それでいいのだと思います。 RT @dzna @takagengen 私は、「私」のことを出来るだけ遠くから離れて見るために小説を書こうと思っていました。そうすれば理解できるかもしれないと。そんなことしなくても、人は自分を理解しているのでしょうか
偶有性と同時に成り立つ公共性が必要とされてます。 RT @shanti_aghyl しかし私は小説こそ、そのかけがえのない特定の個という偶有性を公共に対してまずは打ち立てる必要があると思います。ともすると閉じてしまう、特定の交換不可能な関係を帯びた「語り」が、いかに公共空間
そうです。一回分だけ読んだことを思い出しました。中身は覚えてませんがw RT @jeankenpom @takagengen 阿部和重さんと中原昌也さんの「共作」とは、赤ん坊が松明代わりに(『文藝』、第1回・2004年夏号、第2回・2005年春号)では? 私は未読ですが。

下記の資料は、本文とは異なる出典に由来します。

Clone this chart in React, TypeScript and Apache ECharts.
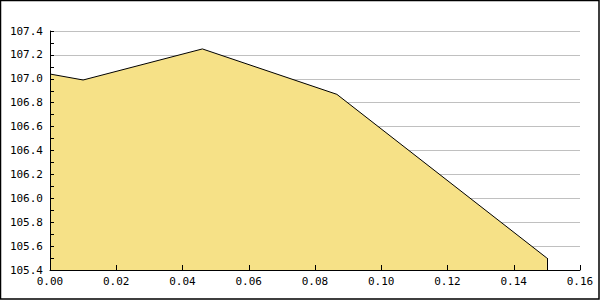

小説は、「ありうべき共同性」の、限界(とその先)まで描くことができると思います。 RT @aniooo 自己をも含む他者との理解不可能性が表現された小説を通じて構築し得る公共空間は、小説以外のコミュニケーションで構築される公共空間と、どのような特異性をもつのでしょうか。
同感です。韻文は共感を迫ります。散文は共感ではなく覚醒を迫るものです。 RT @it663 @takagengen 小説の、「あいだ」のメディア、幽霊的な(?)メディア性を考えた時、それが散文の(prosaicな、味気ない)表現であることが、逆に強みになるのではないですか?
はい。でも、「私の立場」って、考えてみると実はよくわからないんですけどね。 RT @aikank 私は相手のことを本当に考えてあげられているか?と考えるとき、私が彼だった可能性、彼が私だった可能性、私の立場が彼の立場だった可能性をどうしても考察の中に入れてしまいます。
ところで、この時間帯はふだんなら熟睡している時間帯です。さすがに頭が回らなくなってきました。すいません、ちょっと寝ます。それでは、お休みなさい。